Table 3 lists non-relevant variables among leaders. It is worth emphasizing that they did not benefit from previous leadership or mentorship, nor were they members of civil society organizations or involved in partisan politics before becoming leaders. This suggests that these leaders were self-made. All three of the country’s main ethnic groups are represented, demonstrating that ethnicity and religion are not relevant factors in leadership.
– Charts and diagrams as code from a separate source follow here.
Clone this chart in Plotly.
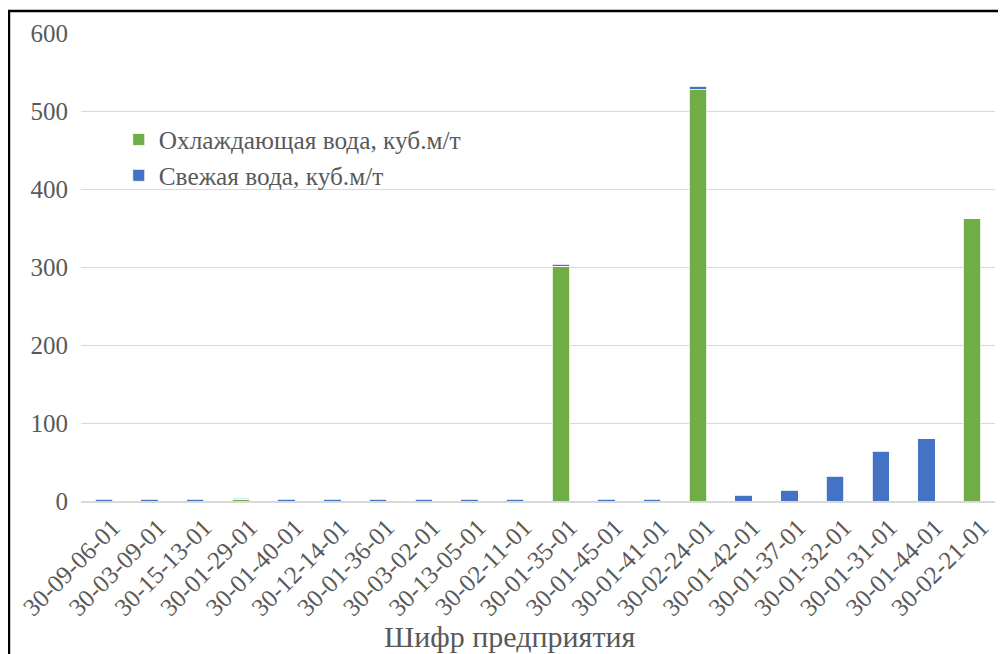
"""Water use per enterprise: stacked columns, cooling vs fresh water."""
import plotly.graph_objects as go

categories = [
    "30-09-06-01", "30-03-09-01", "30-15-13-01", "30-01-29-01", "30-01-40-01",
    "30-12-14-01", "30-01-36-01", "30-03-02-01", "30-13-05-01", "30-02-11-01",
    "30-01-35-01", "30-01-45-01", "30-01-41-01", "30-02-24-01", "30-01-42-01",
    "30-01-37-01", "30-01-32-01", "30-01-31-01", "30-01-44-01", "30-02-21-01",
]
cooling_water = [0, 0, 0, 2, 0, 0, 0, 0, 0, 0, 301, 0, 0, 527, 0, 0, 0, 0, 0, 362]
fresh_water = [2, 2, 2, 1.5, 2, 2, 2, 2, 2, 2, 2.5, 2, 2, 5, 7.5, 14, 32, 64, 80, 0]

FONT = "Liberation Serif"
GREY = "#595959"

fig = go.Figure()
fig.add_trace(go.Bar(
    x=categories, y=cooling_water, name="Охлаждающая вода, куб.м/т",
    marker=dict(color="#70AD47", line=dict(color="white", width=0.8)),
    legendgroup="a",
))
fig.add_trace(go.Bar(
    x=categories, y=fresh_water, name="Свежая вода, куб.м/т",
    marker=dict(color="#4472C4", line=dict(color="white", width=0.8)),
    legendgroup="b",
))

# the page has an 8px body margin, so the figure is made 8px smaller
fig.update_layout(
    barmode="stack",
    bargap=0.62,
    width=998, height=646,
    margin=dict(l=73, r=11, t=25, b=153),
    paper_bgcolor="white", plot_bgcolor="white",
    font=dict(family=FONT, color=GREY, size=20),
    legend=dict(
        x=0.0413, y=0.8215, xanchor="left", yanchor="top",
        traceorder="normal", tracegroupgap=7,
        font=dict(family=FONT, size=25.3, color=GREY), bgcolor="rgba(0,0,0,0)",
    ),
    shapes=[
        dict(type="line", xref="paper", yref="paper",
             x0=-0.08, x1=1.03, y0=1.047, y1=1.047,
             line=dict(color="black", width=2.5)),
        dict(type="line", xref="paper", yref="paper",
             x0=-0.0788, x1=-0.0788, y0=1.047, y1=-0.4,
             line=dict(color="black", width=2.5)),
    ],
    annotations=[
        dict(text="Шифр предприятия", xref="paper", yref="paper",
             x=0.469, y=-0.29, xanchor="center", yanchor="middle",
             showarrow=False, font=dict(family=FONT, size=30, color=GREY)),
    ],
)
fig.update_xaxes(
    automargin=False,
    tickangle=-45, tickfont=dict(family=FONT, size=25, color=GREY),
    ticklabelshift=9,
    showline=True, linecolor="#d9d9d9", linewidth=1.5,
)
fig.update_yaxes(
    automargin=False,
    range=[0, 600], dtick=100, tickfont=dict(family=FONT, size=25, color=GREY),
    showgrid=True, gridcolor="#d9d9d9", gridwidth=1.2,
    zeroline=False, ticks="", ticklabelstandoff=12,
)

fig.write_html("out.html")
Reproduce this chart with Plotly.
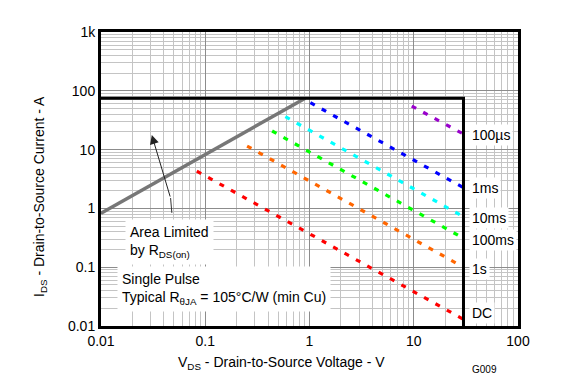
import math
import plotly.graph_objects as go

# ---- data ----
x_ticks = [0.01, 0.1, 1, 10, 100]
x_ticktext = ["0.01", "0.1", "1", "10", "100"]
y_ticks = [0.01, 0.1, 1, 10, 100, 1000]
y_ticktext = ["0.01", "0.1", "1", "10", "100", "1k"]

# Rds(on) limit line
rds_v = [0.01, 0.91]
rds_i = [0.826, 75]

# SOA boundary (Imax, Vmax)
box_v = [0.01, 30, 30]
box_i = [75, 75, 0.01]

# pulse lines: name, color, V, I
pulse_names = ["100µs", "1ms", "10ms", "100ms", "1s", "DC"]
pulse_colors = ["#9900cc", "#0000ff", "#00ffff", "#00ff00", "#ff6600", "#ff0000"]
pulse_v = [[9.57, 30], [1.02, 30], [0.587, 30], [0.438, 30], [0.252, 30], [0.083, 30]]
pulse_i = [[55, 18.4], [62.8, 2.25], [36.3, 0.72], [20.7, 0.31], [11.5, 0.1], [4.3, 0.013]]
label_y_px = [135, 188, 218, 240, 269, 313]

# arrow (tail -> bend -> head)
arrow_v = [0.0478, 0.0465]
arrow_i = [0.84, 1.5]
arrow_head = (0.0307, 17.7)

minor_x = [m * 10 ** e for e in range(-2, 2) for m in range(2, 10)]
minor_y = [m * 10 ** e for e in range(-2, 3) for m in range(2, 10)]

FONT = "Liberation Sans, Arial, sans-serif"
FS = 14
L, R, T, B = 101, 58, 32, 54
W, H = 576, 380
PW, PH = W - L - R, H - T - B

def px(x):
    return (x - L) / PW

def py(y):
    return (H - B - y) / PH

fig = go.Figure()

fig.add_trace(go.Scatter(x=rds_v, y=rds_i, mode="lines",
                         line=dict(color="#777777", width=3.5), showlegend=False))

for name, col, v, i in zip(pulse_names, pulse_colors, pulse_v, pulse_i):
    fig.add_trace(go.Scatter(x=v, y=i, mode="lines", name=name,
                             line=dict(color=col, width=3.2, dash="5px,8px"),
                             showlegend=False))

fig.add_trace(go.Scatter(x=box_v, y=box_i, mode="lines",
                         line=dict(color="black", width=3), showlegend=False))

fig.add_trace(go.Scatter(x=arrow_v, y=arrow_i, mode="lines",
                         line=dict(color="#333333", width=1), showlegend=False))

annotations = []
annotations.append(dict(x=math.log10(arrow_head[0]), y=math.log10(arrow_head[1]),
                        xref="x", yref="y",
                        ax=math.log10(arrow_v[1]), ay=math.log10(arrow_i[1]),
                        axref="x", ayref="y",
                        showarrow=True, arrowhead=2, arrowsize=1.8, arrowwidth=1,
                        arrowcolor="#222222", text=""))

for name, yy in zip(pulse_names, label_y_px):
    annotations.append(dict(x=px(469), y=py(yy), xref="paper", yref="paper",
                            xanchor="left", yanchor="middle", showarrow=False,
                            text=name, bgcolor="white", borderpad=2,
                            font=dict(family=FONT, size=FS, color="black")))

annotations.append(dict(x=px(125), y=py(242), xref="paper", yref="paper",
                        xanchor="left", yanchor="middle", showarrow=False, align="left",
                        text="Area Limited<br>by R<sub>DS(on)</sub>", bgcolor="white",
                        borderpad=4,
                        font=dict(family=FONT, size=FS, color="black")))
annotations.append(dict(x=px(117), y=py(289), xref="paper", yref="paper",
                        xanchor="left", yanchor="middle", showarrow=False, align="left",
                        text="Single Pulse<br>Typical R<sub>θJA</sub> = 105°C/W (min Cu)",
                        bgcolor="white", borderpad=4,
                        font=dict(family=FONT, size=FS, color="black")))
annotations.append(dict(x=px(281), y=py(363), xref="paper", yref="paper",
                        xanchor="center", yanchor="middle", showarrow=False,
                        text="V<sub>DS</sub> - Drain-to-Source Voltage - V",
                        font=dict(family=FONT, size=FS, color="black")))
annotations.append(dict(x=px(40), y=py(197), xref="paper", yref="paper",
                        xanchor="center", yanchor="middle", showarrow=False, textangle=-90,
                        text="I<sub>DS</sub> - Drain-to-Source Current - A",
                        font=dict(family=FONT, size=FS, color="black")))
annotations.append(dict(x=px(484), y=py(369), xref="paper", yref="paper",
                        xanchor="center", yanchor="middle", showarrow=False,
                        text="G009", font=dict(family=FONT, size=10, color="black")))

axis_common = dict(
    type="log", showline=True, linecolor="black", linewidth=3, mirror=True,
    ticks="", showgrid=True, gridcolor="#8c8c8c", gridwidth=1, zeroline=False,
    tickfont=dict(family=FONT, size=FS, color="black"),
)

fig.update_layout(
    width=W, height=H,
    margin=dict(l=L, r=R, t=T, b=B),
    paper_bgcolor="white", plot_bgcolor="white",
    xaxis=dict(range=[-2, 2], tickmode="array", tickvals=x_ticks, ticktext=x_ticktext,
               minor=dict(tickmode="array", tickvals=minor_x, showgrid=True,
                          gridcolor="#c4c4c4", gridwidth=1, ticks=""),
               **axis_common),
    yaxis=dict(range=[-2, 3], tickmode="array", tickvals=y_ticks, ticktext=y_ticktext,
               minor=dict(tickmode="array", tickvals=minor_y, showgrid=True,
                          gridcolor="#c4c4c4", gridwidth=1, ticks=""),
               **axis_common),
    annotations=annotations,
    showlegend=False,
)

fig.write_html("out.html", config={"displayModeBar": False},
               post_script="document.body.style.margin='0';document.body.style.overflow='hidden';")
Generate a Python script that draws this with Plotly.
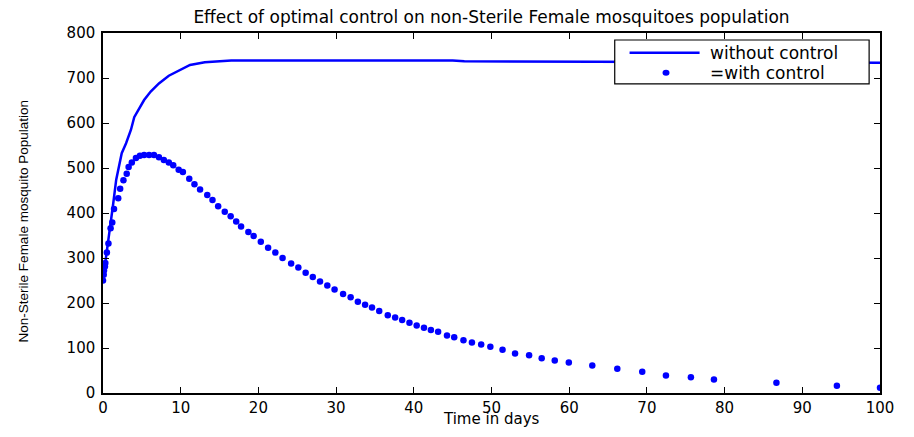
import plotly.graph_objects as go

# "without control" solid line
t_without = [0, 0.43, 0.85, 1.27, 1.70, 2.12, 2.41, 2.97, 3.6, 4.02, 4.66, 5.29, 6.14, 7.2,
             8.47, 9.74, 11.2, 13.1, 15.2, 16.5, 17.5, 30, 45, 46.5, 60, 80, 100]
v_without = [252, 304, 363, 415, 474, 511, 533, 555, 585, 613, 633, 651, 670, 688,
             705, 716, 729, 735, 738, 739, 739, 739, 739, 737, 736, 735, 734]

# "=with control" dots
t_with = [0, 0.09, 0.13, 0.25, 0.30, 0.5, 0.7, 0.98, 1.19, 1.42, 1.96, 2.21, 2.63, 3.05, 3.30,
          3.71, 4.24, 4.75, 5.29, 5.93, 6.56, 7.2, 7.83, 8.47, 9.04, 9.74, 10.28, 11.1, 11.77,
          12.49, 13.42, 14.09, 14.82, 15.67, 16.43, 17.14, 17.77, 18.71, 19.39, 20.31, 21.25,
          22.18, 23.11, 24.21, 25.14, 26.08, 27.0, 27.93, 28.87, 29.8, 30.9, 31.87, 32.8, 33.73,
          34.62, 35.55, 36.65, 37.6, 38.5, 39.44, 40.37, 41.31, 42.2, 43.13, 44.27, 45.2, 46.39,
          47.48, 48.67, 49.85, 51.42, 53.03, 54.84, 56.46, 58.14, 59.95, 62.97, 66.19, 69.4,
          72.45, 75.66, 78.63, 86.67, 94.45, 100]
v_with = [250, 263, 272, 281, 289, 312, 332, 366, 379, 409, 433, 454, 473, 487, 502,
          512, 522, 527, 529, 529, 529, 524, 518, 512, 506, 496, 491, 476, 464,
          452, 440, 429, 415, 403, 393, 381, 370, 358, 349, 336, 323,
          312, 300, 288, 279, 267, 258, 248, 239, 230, 220, 213, 203, 196,
          190, 182, 173, 168, 162, 156, 150, 145, 140, 136, 128, 124, 117,
          112, 108, 103, 96, 88, 84, 77, 72, 68, 61, 54, 47,
          39, 35, 30, 23, 16, 11.5]

x_ticks = [0, 10, 20, 30, 40, 50, 60, 70, 80, 90, 100]
y_ticks = [0, 100, 200, 300, 400, 500, 600, 700, 800]

title_text = "Effect of optimal control on non-Sterile Female mosquitoes population"
x_label = "Time in days"
y_label = "Non-Sterile Female mosquito Population"
legend_labels = ["without control", "=with control"]

BLUE = "#0000ff"
FONT = "DejaVu Sans"

fig = go.Figure()
fig.add_trace(go.Scatter(x=t_without, y=v_without, mode="lines",
                         line=dict(color=BLUE, width=2.5), name=legend_labels[0],
                         showlegend=False))
fig.add_trace(go.Scatter(x=t_with, y=v_with, mode="markers",
                         marker=dict(color=BLUE, size=6.5, line=dict(width=0)),
                         name=legend_labels[1], showlegend=False))

axis_common = dict(showline=True, linecolor="black", linewidth=1.5, mirror="ticks",
                   ticks="inside", ticklen=6, tickwidth=1.2, tickcolor="black",
                   showgrid=False, zeroline=False,
                   tickfont=dict(family=FONT, size=15, color="black"))

fig.update_xaxes(range=[0, 100], tickvals=x_ticks, ticklabelstandoff=0, **axis_common)
fig.update_yaxes(range=[0, 800], tickvals=y_ticks, ticklabelstandoff=3, **axis_common)

# custom legend (paper coordinates)
shapes = [
    dict(type="rect", xref="paper", yref="paper", x0=0.6586, x1=0.9860, y0=0.8585, y1=0.9806,
         line=dict(color="black", width=1.2), fillcolor="white", layer="above"),
    dict(type="line", xref="paper", yref="paper", x0=0.6777, x1=0.7678, y0=0.9454, y1=0.9454,
         line=dict(color=BLUE, width=2.5), layer="above"),
    dict(type="circle", xref="paper", yref="paper", xsizemode="pixel", ysizemode="pixel",
         xanchor=0.7246, yanchor=0.8899, x0=-3.5, x1=3.5, y0=-3, y1=3,
         fillcolor=BLUE, line=dict(width=0), layer="above"),
]
annotations = [
    dict(text=legend_labels[0], xref="paper", yref="paper", x=0.7792, y=0.9454,
         xanchor="left", yanchor="middle", showarrow=False,
         font=dict(family=FONT, size=17, color="black")),
    dict(text=legend_labels[1], xref="paper", yref="paper", x=0.7792, y=0.8899,
         xanchor="left", yanchor="middle", showarrow=False,
         font=dict(family=FONT, size=17, color="black")),
    dict(text=x_label, xref="paper", yref="paper", x=0.5, y=-0.0735,
         xanchor="center", yanchor="middle", showarrow=False,
         font=dict(family=FONT, size=15, color="black")),
    dict(text=y_label, xref="paper", yref="paper", x=-0.1028, y=0.477, textangle=-90,
         xanchor="center", yanchor="middle", showarrow=False,
         font=dict(family="Liberation Sans", size=13.5, color="black")),
]

# the page body has an 8px margin; the figure is sized so that it fits the
# 914x437 window without overflow and its plot area lands where the reference's does
fig.update_layout(
    width=898, height=421,
    margin=dict(l=95, r=15, t=25, b=35.5),
    paper_bgcolor="white", plot_bgcolor="white",
    title=dict(text=title_text, x=0.5, xref="paper", xanchor="center",
               y=1 - 9.5 / 421, yref="container", yanchor="middle",
               font=dict(family=FONT, size=17, color="black")),
    shapes=shapes, annotations=annotations,
    showlegend=False,
)

fig.write_html("out.html")
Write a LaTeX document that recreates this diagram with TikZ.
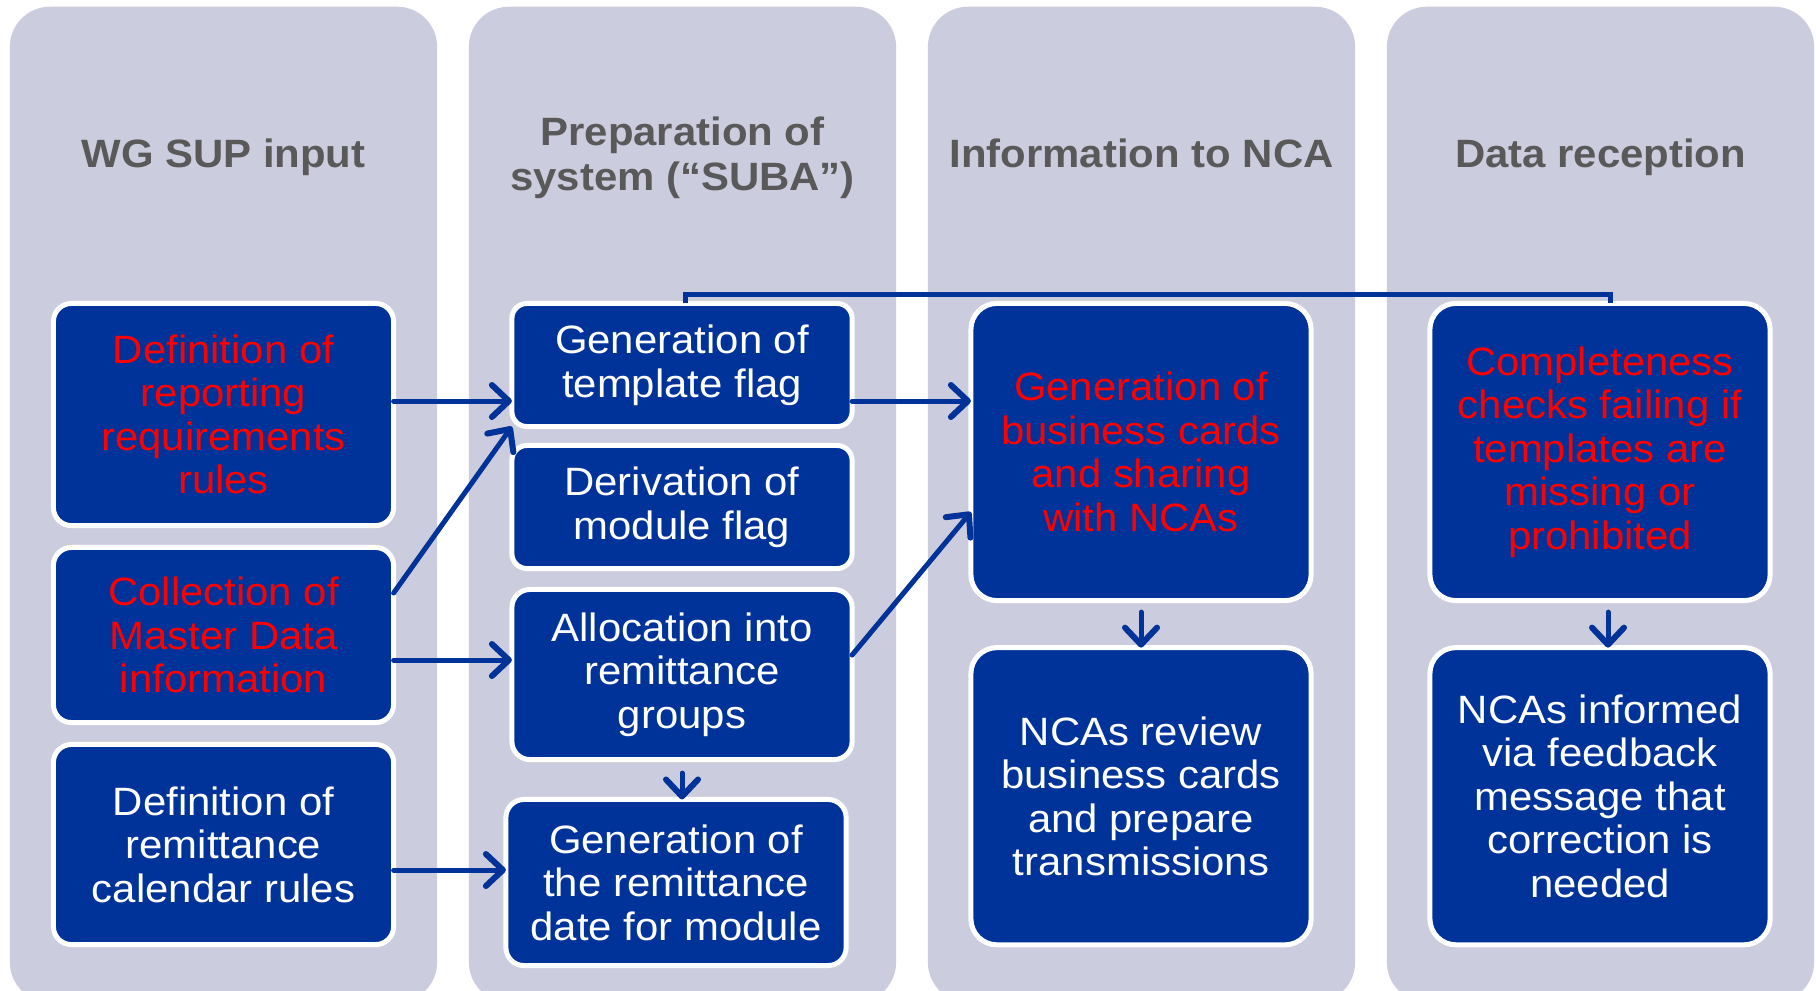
\documentclass[tikz,border=0pt]{standalone}
\usepackage{fontspec}
\setmainfont{Liberation Sans}[FakeStretch=1.06]
\usepackage{xcolor}
\usepackage{tikz}
\usetikzlibrary{positioning, arrows.meta}

\definecolor{LaneGray}{RGB}{204,204,223}
\definecolor{BoxBlue}{RGB}{0,51,153}
\definecolor{TitleGray}{RGB}{89,89,89}
\definecolor{AlertRed}{RGB}{255,0,0}

\begin{document}
\begin{tikzpicture}[x=0.01cm, y=-0.01cm,
		LaneBox/.style={rectangle, rounded corners=0.4cm, fill=LaneGray, minimum width=4.27cm, minimum height=9.95cm, inner sep=0pt},
		LaneTitle/.style={text=TitleGray, font=\fontsize{11.24pt}{12.8pt}\selectfont\bfseries, align=center, inner sep=0pt},
		TaskBox/.style={rectangle, rounded corners=0.18cm, draw=white, line width=0.05cm, fill=BoxBlue, text=white, font=\fontsize{11.24pt}{12.38pt}\selectfont, align=center, minimum width=3.4cm, inner sep=0pt, outer sep=0pt},
		RedBox/.style={TaskBox, text=AlertRed},
		FlowArrow/.style={draw=BoxBlue, line width=0.05cm, line cap=round, -{Straight Barb[length=0.17cm, width=0.32cm, round, line width=0.06cm]}},
		LoopLine/.style={draw=BoxBlue, line width=0.05cm}]

	% Page
	\useasboundingbox (0,0) rectangle (1816,990);
	\fill[white] (0,0) rectangle (1816,990);
	\clip (0,0) rectangle (1816,990);

	% Lanes
	\node[LaneBox] (LaneInput) at (223.5,504.5) {};
	\node[LaneBox] (LaneSystem) at (682.5,504.5) {};
	\node[LaneBox] (LaneNCA) at (1141.5,504.5) {};
	\node[LaneBox] (LaneReception) at (1600.5,504.5) {};

	% Lane titles
	\node[LaneTitle, anchor=base] (TitleInput) at (223.5,167) {WG SUP input};
	\node[LaneTitle, anchor=north] (TitleSystem) at (682.5,116) {Preparation of\\system (“SUBA”)};
	\node[LaneTitle, anchor=base] (TitleNCA) at (1141.5,167) {Information to NCA};
	\node[LaneTitle, anchor=base] (TitleReception) at (1600.5,167) {Data reception};

	% Nodes
	\node[RedBox, minimum height=2.22cm] (DefReport) at (223.5,414.5) {Definition of\\reporting\\requirements\\rules};
	\node[RedBox, minimum height=1.75cm] (MasterData) at (223.5,635) {Collection of\\Master Data\\information};
	\node[TaskBox, minimum height=2.0cm] (DefCalendar) at (223.5,844.5) {Definition of\\remittance\\calendar rules};

	\node[TaskBox, minimum height=1.23cm, rounded corners=0.15cm] (TemplateFlag) at (682,365) {Generation of\\template flag};
	\node[TaskBox, minimum height=1.23cm, rounded corners=0.15cm] (ModuleFlag) at (682,507) {Derivation of\\module flag};
	\node[TaskBox, minimum height=1.70cm] (RemitGroups) at (682,674.5) {Allocation into\\remittance\\groups};
	\node[TaskBox, minimum height=1.66cm] (RemitDate) at (676,882.5) {Generation of\\the remittance\\date for module};

	\node[RedBox, minimum height=2.97cm, rounded corners=0.26cm] (BizCards) at (1141,452) {Generation of\\business cards\\and sharing\\with NCAs};
	\node[TaskBox, minimum height=2.97cm, rounded corners=0.26cm, below=0.47cm of BizCards] (NCAReview) {NCAs review\\business cards\\and prepare\\transmissions};

	\node[RedBox, minimum height=2.97cm, rounded corners=0.26cm] (CheckFail) at (1600,452) {Completeness\\checks failing if\\templates are\\missing or\\prohibited};
	\node[TaskBox, minimum height=2.97cm, rounded corners=0.26cm, below=0.47cm of CheckFail] (NCAFeedback) {NCAs informed\\via feedback\\message that\\correction is\\needed};

	% Lines
	\draw[FlowArrow] (DefReport.east |- 0,401) -- (TemplateFlag.west |- 0,401);
	\draw[FlowArrow] (MasterData.east |- 0,593) -- (TemplateFlag.south west);
	\draw[FlowArrow] (MasterData.east |- 0,660) -- (RemitGroups.west |- 0,660);
	\draw[FlowArrow] (DefCalendar.east |- 0,870) -- (RemitDate.west |- 0,870);
	\draw[FlowArrow] (TemplateFlag.east |- 0,401) -- (BizCards.west |- 0,401);
	\draw[FlowArrow] (RemitGroups.east |- 0,655) -- (BizCards.west |- 0,512);
	\draw[FlowArrow, shorten <=0.135cm] (RemitGroups.south) -- (RemitGroups.south |- RemitDate.north);
	\draw[FlowArrow, shorten <=0.115cm] (BizCards.south) -- (NCAReview.north);
	\draw[FlowArrow, shorten <=0.115cm] ([xshift=0.08cm]CheckFail.south) -- ([xshift=0.08cm]NCAFeedback.north);

	% Feedback loop
	\draw[LoopLine] ([xshift=0.03cm]TemplateFlag.north) -- ++(0,-9) -| ([xshift=0.1cm]CheckFail.north);
\end{tikzpicture}
\end{document}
Table 3 Non-relevant variables for leaders

Similarly, leaders have been able to overcome their traumas without necessarily receiving retributive justice. This finding coincides with those of representative victim surveys throughout the world, which have shown that victims prefer truth and reparations over justice and revenge (Kiza et al., 2006). This reflects attitudes in Colombia, where, on average, the population appears to be less vengeful and more prone to reconciliation (Rettberg, 2015). These findings have been indirectly corroborated by Rettberg and Prieto (2010), who also argue that Colombian victims have a high social proximity with demobilized combatants. Studying former conflict communities, Prieto (2012) found victims and former combatants peacefully sharing workspaces and schools. Explanations for this are diverse, but range from the superior status that demobilized combatants still have, to war fatigue, apathy, or a general willingness to leave the past behind.

In fact, most WVCs argue that helping others helps them to forgive. Some scholarly work on reconciliation and forgiveness in other countries has produced similar findings (Skaar, 2013). In addition, the constant threats that all leaders receive and the number of leaders who have been assassinated attest to the fact that these leaders are willing to sacrifice their own personal safety in the interests of the greater good.

Overall most of the main characteristics of WVC leaders show that they are self-made. However, without the structures of opportunity their empowerment and leadership wouldn’t have been possible. The combination of the two merits a further discussion on governments’ approach to WVC when designing peace-building agendas.